Take it from me, it matters how you walk in life. It matters from a physical standpoint and financial standpoint like fixing a part of my ceiling. From a spiritual perspective it matters how you walk, Psalm 1:1-3. In all seriousness, it matters how you walk both now and in the future. Let me share with you some thoughts from my misstep that will help you.

The Lesson:

  1. It can be easy to slip. In life, it can be easy to think that you have it all figured out. But be careful how you walk. I wish I could say I fell because it was dark or because someone distracted me. I can’t. Maybe I was overconfident. Maybe I relaxed too much. I wasn’t careful. Be careful how you walk. Be wise and know that if not careful things can change quickly. Be sure to guard your heart, Proverbs 4:23. Be sure to consider the cost of how you walk. If not careful, things can change in an instant. Ask King David or King Saul.  It doesn’t appear David had any intentions of slipping in his walk, 2 Samuel 11:1-3. But it happened, even to the man who often hid God’s word in his heart, Psalm 119:11. It didn’t appear Saul had intentions of disobeying God. But it happened, 1 Samuel 13:7-9. What’s the point? Be careful how you walk. In life, situations can change quickly. A decision to go somewhere or with someone can change what things in your life may look like. If you steal at your job, you can be forgiven. But the consequence is you will probably lose your job. If you lie to your parents, you can be forgiven of that. But you the consequence is your parents may have a harder time trusting you in the future. Your decisions could leave behind a big scar.  Scars of regret, lack of trust, or missed opportunities.
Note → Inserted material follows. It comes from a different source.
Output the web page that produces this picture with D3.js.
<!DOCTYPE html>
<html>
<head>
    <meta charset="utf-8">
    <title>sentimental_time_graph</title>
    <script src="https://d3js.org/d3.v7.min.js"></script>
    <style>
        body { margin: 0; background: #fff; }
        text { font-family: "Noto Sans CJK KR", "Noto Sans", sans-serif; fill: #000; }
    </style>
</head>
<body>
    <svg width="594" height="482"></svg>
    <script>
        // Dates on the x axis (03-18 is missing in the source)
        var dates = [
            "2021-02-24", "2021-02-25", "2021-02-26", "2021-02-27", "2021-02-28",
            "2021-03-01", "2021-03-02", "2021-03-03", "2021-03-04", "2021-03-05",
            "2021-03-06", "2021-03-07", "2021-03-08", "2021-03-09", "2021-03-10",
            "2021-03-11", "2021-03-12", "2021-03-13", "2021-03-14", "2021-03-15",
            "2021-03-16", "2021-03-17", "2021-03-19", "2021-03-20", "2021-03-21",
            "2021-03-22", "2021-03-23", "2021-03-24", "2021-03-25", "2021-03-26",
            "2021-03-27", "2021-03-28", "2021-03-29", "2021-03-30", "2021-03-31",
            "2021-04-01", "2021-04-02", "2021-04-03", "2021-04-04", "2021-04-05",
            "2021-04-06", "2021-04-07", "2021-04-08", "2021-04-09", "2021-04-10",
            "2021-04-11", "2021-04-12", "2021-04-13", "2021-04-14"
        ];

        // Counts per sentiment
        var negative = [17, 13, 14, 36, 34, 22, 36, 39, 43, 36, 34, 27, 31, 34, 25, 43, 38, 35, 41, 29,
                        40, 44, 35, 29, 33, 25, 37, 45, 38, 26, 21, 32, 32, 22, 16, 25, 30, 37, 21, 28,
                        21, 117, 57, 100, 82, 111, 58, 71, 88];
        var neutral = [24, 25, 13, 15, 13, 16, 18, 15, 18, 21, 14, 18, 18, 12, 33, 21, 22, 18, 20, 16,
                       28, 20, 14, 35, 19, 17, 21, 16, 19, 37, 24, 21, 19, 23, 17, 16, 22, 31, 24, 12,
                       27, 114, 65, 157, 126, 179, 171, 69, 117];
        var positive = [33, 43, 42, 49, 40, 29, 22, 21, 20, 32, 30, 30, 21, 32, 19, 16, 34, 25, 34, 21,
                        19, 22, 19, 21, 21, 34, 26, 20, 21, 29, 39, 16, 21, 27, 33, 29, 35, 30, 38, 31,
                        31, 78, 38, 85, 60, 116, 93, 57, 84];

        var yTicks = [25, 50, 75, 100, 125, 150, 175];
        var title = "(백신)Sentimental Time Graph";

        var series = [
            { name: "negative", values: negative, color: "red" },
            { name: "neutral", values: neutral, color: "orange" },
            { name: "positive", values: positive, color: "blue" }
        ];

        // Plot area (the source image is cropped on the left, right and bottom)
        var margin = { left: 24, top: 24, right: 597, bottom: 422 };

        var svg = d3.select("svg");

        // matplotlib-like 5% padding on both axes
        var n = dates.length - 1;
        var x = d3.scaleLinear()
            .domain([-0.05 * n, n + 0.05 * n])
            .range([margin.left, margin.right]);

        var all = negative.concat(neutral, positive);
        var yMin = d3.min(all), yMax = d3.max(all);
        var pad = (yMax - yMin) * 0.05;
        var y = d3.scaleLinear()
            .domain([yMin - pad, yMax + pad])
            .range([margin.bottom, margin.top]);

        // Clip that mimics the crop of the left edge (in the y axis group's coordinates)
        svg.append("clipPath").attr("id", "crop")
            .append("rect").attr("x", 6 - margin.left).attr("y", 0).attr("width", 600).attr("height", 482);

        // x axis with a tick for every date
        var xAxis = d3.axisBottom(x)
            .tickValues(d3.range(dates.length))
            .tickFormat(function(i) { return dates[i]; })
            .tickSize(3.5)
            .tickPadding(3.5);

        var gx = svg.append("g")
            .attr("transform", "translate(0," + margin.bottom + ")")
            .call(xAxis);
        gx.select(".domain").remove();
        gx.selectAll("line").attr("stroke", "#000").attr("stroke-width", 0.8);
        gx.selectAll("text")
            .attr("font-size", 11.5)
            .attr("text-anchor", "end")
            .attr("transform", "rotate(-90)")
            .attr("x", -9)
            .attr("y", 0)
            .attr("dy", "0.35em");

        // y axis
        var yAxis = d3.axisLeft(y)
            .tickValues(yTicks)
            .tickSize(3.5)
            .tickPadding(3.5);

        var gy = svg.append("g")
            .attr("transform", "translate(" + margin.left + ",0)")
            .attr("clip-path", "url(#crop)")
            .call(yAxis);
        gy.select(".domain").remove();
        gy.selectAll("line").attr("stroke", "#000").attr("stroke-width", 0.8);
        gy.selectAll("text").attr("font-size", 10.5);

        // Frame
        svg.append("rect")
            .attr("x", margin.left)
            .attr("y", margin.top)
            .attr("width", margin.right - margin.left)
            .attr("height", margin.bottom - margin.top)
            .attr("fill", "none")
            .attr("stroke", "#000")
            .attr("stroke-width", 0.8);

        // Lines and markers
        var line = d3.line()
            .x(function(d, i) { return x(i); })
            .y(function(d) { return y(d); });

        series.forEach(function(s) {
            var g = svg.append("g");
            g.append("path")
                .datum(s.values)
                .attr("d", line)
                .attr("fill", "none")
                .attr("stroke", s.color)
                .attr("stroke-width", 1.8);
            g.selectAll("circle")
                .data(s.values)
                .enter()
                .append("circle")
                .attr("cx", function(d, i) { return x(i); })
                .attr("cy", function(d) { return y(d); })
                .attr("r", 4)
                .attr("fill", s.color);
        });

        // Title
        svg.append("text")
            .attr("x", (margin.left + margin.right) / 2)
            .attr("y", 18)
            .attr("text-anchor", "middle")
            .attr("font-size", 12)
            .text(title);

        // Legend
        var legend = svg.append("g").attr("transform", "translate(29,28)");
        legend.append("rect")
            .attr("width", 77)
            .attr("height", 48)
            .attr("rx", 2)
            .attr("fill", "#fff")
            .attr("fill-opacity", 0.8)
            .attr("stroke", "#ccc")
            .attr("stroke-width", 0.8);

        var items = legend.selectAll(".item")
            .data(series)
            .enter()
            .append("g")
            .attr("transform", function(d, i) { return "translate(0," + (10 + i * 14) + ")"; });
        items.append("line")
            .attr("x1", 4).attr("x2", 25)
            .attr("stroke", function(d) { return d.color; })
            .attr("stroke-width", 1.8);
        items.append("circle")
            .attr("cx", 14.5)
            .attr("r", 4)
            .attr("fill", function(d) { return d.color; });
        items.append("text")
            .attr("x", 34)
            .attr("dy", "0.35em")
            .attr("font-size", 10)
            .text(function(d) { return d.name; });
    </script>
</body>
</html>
  2. How you walk could leave a big scar. When I got home Wednesday night, I didn’t think I would have a big gash in my left leg. But I did. I slipped and fell. Now I have a reminder of what happened when I look down and up. I still have yet to receive the hospital bill. But it will come. That piece of mail never gets lost. How you walk may leave behind a big scar. That mistake doesn’t have to define the rest of your life. You can be forgiven. Yet, it also important to note, that are consequences that will not necessarily just go away. When David committed sin with Bathsheba, it left a big scar, 2 Samuel 12:13. The good news was he was forgiven of his sins. This is something important to remember. We will fall short at times. But with God we can be forgiven, 1 John 1:8-10. Don’t ever forget that. Judas the apostle forgot and took his life, Matthew 27:1-5. Be careful how you walk. Be wise and listen to what God says in His heart. Listen to the wisdom your parents give to you. Do something else. Consider the scars of others. Learn from other people mistakes and strive not to make the same ones. Look at the scars you may already have. I have two scars on my wrist. I punched a glass screen door when I was younger. It left a scar and lots of consequences. I haven’t done that again since.
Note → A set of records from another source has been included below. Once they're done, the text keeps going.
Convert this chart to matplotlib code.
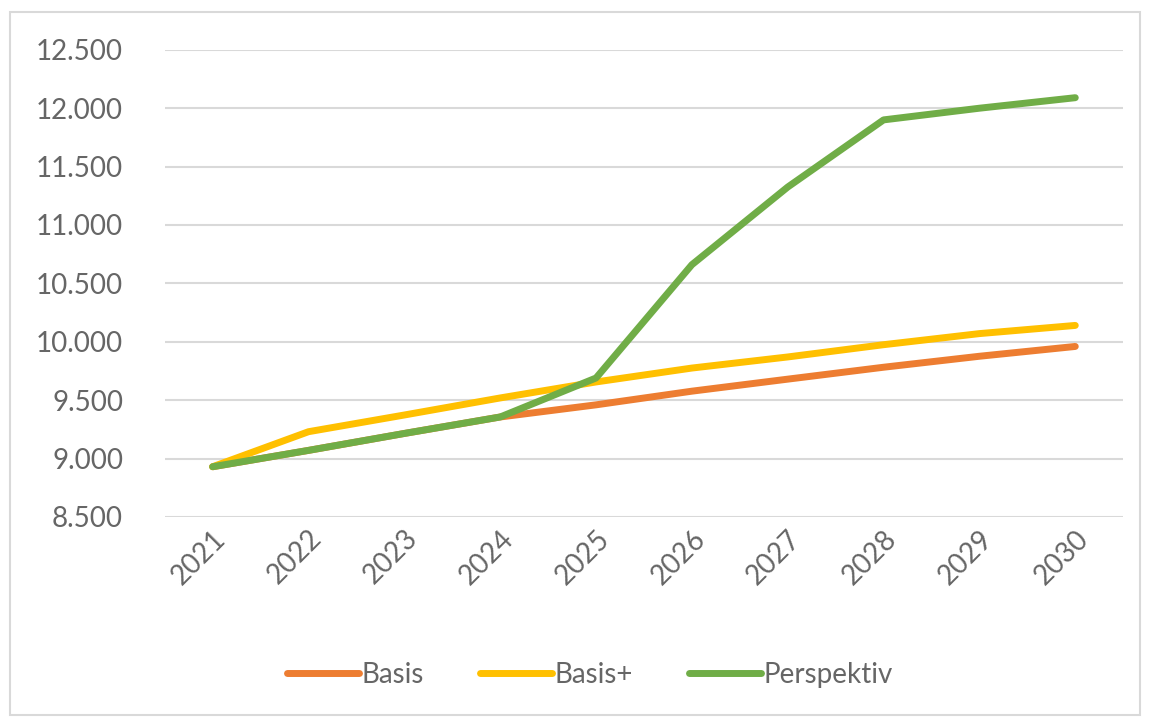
import matplotlib.pyplot as plt
from matplotlib.patches import Rectangle
from matplotlib.ticker import FuncFormatter

years = ['2021', '2022', '2023', '2024', '2025', '2026', '2027', '2028', '2029', '2030']
basis = [8930, 9070, 9215, 9356, 9460, 9577, 9680, 9782, 9876, 9960]
basis_plus = [8930, 9230, 9373, 9519, 9656, 9775, 9870, 9975, 10070, 10140]
perspektiv = [8930, 9070, 9215, 9356, 9690, 10660, 11325, 11900, 12000, 12090]

plt.rcParams['font.family'] = ['Lato', 'DejaVu Sans']
text_color = '#666666'

fig = plt.figure(figsize=(11.52, 7.22), dpi=100)
ax = fig.add_axes([0.143, 0.284, 0.832, 0.647])

x = list(range(len(years)))
ax.plot(x, basis, color='#ED7D31', lw=5, solid_capstyle='round', label='Basis')
ax.plot(x, basis_plus, color='#FFC000', lw=5, solid_capstyle='round', label='Basis+')
ax.plot(x, perspektiv, color='#70AD47', lw=5, solid_capstyle='round', label='Perspektiv')

ax.set_xlim(-0.5, len(years) - 0.5)
ax.set_ylim(8500, 12500)
ax.set_yticks(range(8500, 12501, 500))
ax.yaxis.set_major_formatter(FuncFormatter(lambda v, p: f'{int(v):,}'.replace(',', '.')))
ax.set_xticks(x)
ax.set_xticklabels(years, rotation=45, ha='right', va='top', rotation_mode='anchor')

ax.grid(axis='y', color='#D9D9D9', lw=1.5)
ax.set_axisbelow(True)
for s in ax.spines.values():
    s.set_visible(False)
ax.tick_params(length=0, labelsize=20, colors=text_color)
ax.tick_params(axis='y', pad=30)
ax.tick_params(axis='x', pad=6)

fig.legend(loc='center', bbox_to_anchor=(0.512, 0.065), ncol=3, frameon=False,
           fontsize=20, labelcolor=text_color, handlelength=2.6, handletextpad=0.1,
           columnspacing=2.0)

fig.patches.append(Rectangle((10 / 1152, 7 / 722), 1130 / 1152, 703 / 722,
                             transform=fig.transFigure, fill=False,
                             edgecolor='#D9D9D9', lw=1.5))

fig.savefig('out.png', dpi=100)
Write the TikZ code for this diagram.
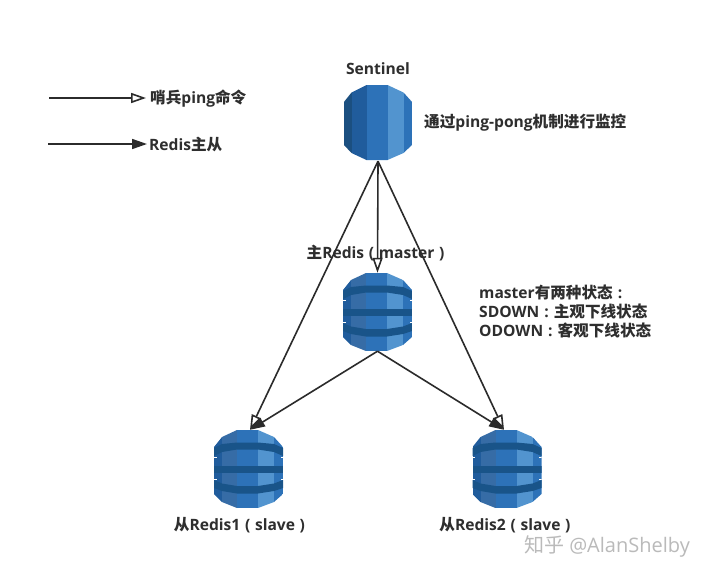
\documentclass[tikz,border=0pt]{standalone}
\usepackage{fontspec}
\setmainfont{Open Sans}
\newfontfamily\cjk{Noto Sans CJK SC}
\usetikzlibrary{arrows.meta}
\newcommand{\zh}[1]{{\cjk\bfseries #1}}
\newcommand{\cn}{\hspace{0.32em}:\hspace{0.32em}}
\newcommand{\sq}{\hspace{0.3em}}
\definecolor{cA}{HTML}{1B4F80}
\definecolor{cB}{HTML}{205C9C}
\definecolor{cC}{HTML}{2D72B8}
\definecolor{cD}{HTML}{5294CF}
\definecolor{cBand}{HTML}{195489}
\definecolor{cLine}{HTML}{2B2B2B}
\tikzset{
  lbl/.style={font=\bfseries\fontsize{15.6}{18}\selectfont, text=black!82, inner sep=0pt},
  hole/.style={inner sep=0pt, minimum width=69pt, minimum height=78pt},
  conn/.style={draw=cLine, line width=1.6pt},
  hopen/.style={conn, -{Triangle[open, fill=white, length=15pt, width=10pt]}},
  hfill/.style={conn, -{Triangle[length=15pt, width=10pt, fill=cLine]}},
  columns/.pic={
    \fill[cA] (-34.5,-39) rectangle (-26.5,39);
    \fill[cB] (-26.5,-39) rectangle (-11.5,39);
    \fill[cC] (-11.5,-39) rectangle (9.5,39);
    \fill[cD] (9.5,-39) rectangle (25.5,39);
    \fill[cC] (25.5,-39) rectangle (34.5,39);
  },
  cyl/.pic={
    \begin{scope}
      \clip (-34.5,-20) -- (-26.5,-30) -- (-11.5,-37.5) -- (9.5,-37.5) -- (25.5,-30) -- (34.5,-20)
        -- (34.5,22) -- (25.5,30.5) -- (9.5,37.5) -- (-11.5,37.5) -- (-26.5,30.5) -- (-34.5,22) -- cycle;
      \pic {columns};
    \end{scope}
  },
  dbase/.pic={
    \begin{scope}
      \clip (-34.5,-22) -- (-26.5,-32) -- (-11.5,-39) -- (9.5,-39) -- (25.5,-32) -- (34.5,-22)
        -- (34.5,25) -- (25.5,33) -- (9.5,39) -- (-11.5,39) -- (-26.5,33) -- (-34.5,25) -- cycle;
      \fill[cB] (-34.5,-39) rectangle (-26.5,39);
      \fill[cB!90!white] (-26.5,-39) rectangle (-11.5,39);
      \fill[cC] (-11.5,-39) rectangle (9.5,39);
      \fill[cD] (9.5,-39) rectangle (25.5,39);
      \fill[cC] (25.5,-39) rectangle (34.5,39);
      \fill[cBand] (-34.5,-21) -- (-26.5,-25) -- (-11.5,-26.5) -- (9.5,-26.5) -- (25.5,-25) -- (34.5,-21)
        -- (34.5,-13) -- (25.5,-17) -- (9.5,-19.5) -- (-11.5,-19.5) -- (-26.5,-17) -- (-34.5,-13) -- cycle;
      \fill[cBand] (-34.5,-3.5) rectangle (34.5,3.5);
      \fill[cBand] (-34.5,11) -- (-26.5,14.5) -- (-11.5,17) -- (9.5,17) -- (25.5,14.5) -- (34.5,11)
        -- (34.5,19) -- (25.5,22) -- (9.5,24.5) -- (-11.5,24.5) -- (-26.5,22) -- (-34.5,19) -- cycle;
      \fill[white] (-34.5,-12.5) rectangle (-32,-11);
      \fill[white] (-34.5,9.5) rectangle (-32,11);
      \fill[white] (32,-12.5) rectangle (34.5,-11);
      \fill[white] (32,9.5) rectangle (34.5,11);
    \end{scope}
  }
}
\begin{document}
\begin{tikzpicture}[x=1pt,y=-1pt]
\useasboundingbox[fill=white] (0,0) rectangle (708,576);
% icons
\pic at (378,122.5) {cyl};
\pic at (377.5,312) {dbase};
\pic at (248.5,469) {dbase};
\pic at (507,469) {dbase};
\node[hole] (sent) at (378,122) {};
\node[hole] (mast) at (377.5,312) {};
\node[hole] (sl1) at (250,469) {};
\node[hole] (sl2) at (504,469) {};
% texts
\node[lbl] (tsent) at (378,68.5) {Sentinel};
\node[lbl, anchor=west] (tping) at (150,99) {\zh{哨兵}ping\zh{命令}};
\node[lbl, anchor=west] (tredis) at (149,144.5) {Redis\zh{主从}};
\node[lbl, anchor=west] (tmon) at (424,123) {\zh{通过}ping-pong\zh{机制进行监控}};
\node[lbl] (tmast) at (375.5,253) {\zh{主}Redis\sq(\sq master\sq)};
\node[lbl, anchor=west] (ts1) at (479,292.5) {master\zh{有两种状态}\cn};
\node[lbl, anchor=west] (ts2) at (479,311.5) {SDOWN\cn\zh{主观下线状态}};
\node[lbl, anchor=west] (ts3) at (479,330.5) {ODOWN\cn\zh{客观下线状态}};
\node[lbl] (tsl1) at (239.5,525) {\zh{从}Redis1\sq(\sq slave\sq)};
\node[lbl] (tsl2) at (505,525) {\zh{从}Redis2\sq(\sq slave\sq)};
\node[font=\fontsize{20}{23}\selectfont, text=black!27, inner sep=0pt, anchor=east] (wm) at (690,546) {\zh{\mdseries 知乎} @AlanShelby};
% legend
\coordinate (la) at (49,98); \coordinate (lb) at (146,98);
\coordinate (lc) at (48,144); \coordinate (ld) at (147,144);
\draw[hopen] (la) -- (lb);
\draw[hfill] (lc) -- (ld);
% connectors
\draw[hopen] (sent.south) -- (mast.north);
\draw[hopen] (sent.south) -- (sl1.north);
\draw[hopen] (sent.south) -- (sl2.north);
\draw[hfill] (mast.south) -- (sl1.north);
\draw[hfill] (mast.south) -- (sl2.north);
\end{tikzpicture}
\end{document}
  3. You will need help. I fell. I complained. I was embarrassed. I needed help. Nikki made me get help. All I thought of was “Deductible.” I got a tetanus shot. I got some antibiotics. I got a lot of encouragement from Nikki and Josh. Richard will help me fix it. I got mad at my mistake. I have resolved to be more careful. Yes, I’ve been back up there. I’ve made the necessary provisions to ensure I don’t slip like that again. When you fall it may leave a scar. It may be really embarrassing. But get back up. Get help. King David had to keep on living. He messed up. He needed help, 2 Samuel 12:13. He would continue with God. Do the same. The apostle Peter had a really bad night, Matthew 26:74-75. He would need help, Luke 22:31-34. In life, we all need help. When you fall and make a mess, be sure to let your Father in heaven help you. He wants the best for you. He loves you even when you sin and fall short. He wants to forgive you. He’s a God of second chances. Let your parents, elders, brethren, and friends help. And help yourself. Learn from your mistakes and get better. We don’t read of another case of adultery for King David. He learned. We see Peter being bold for Jesus. He learned from his mistake.


  1. Do the same. We have God’s word so can know how to walk, Psalm 119:105.
  2. Read it. Listen to it. Be careful how you walk. Always walk with your Savior.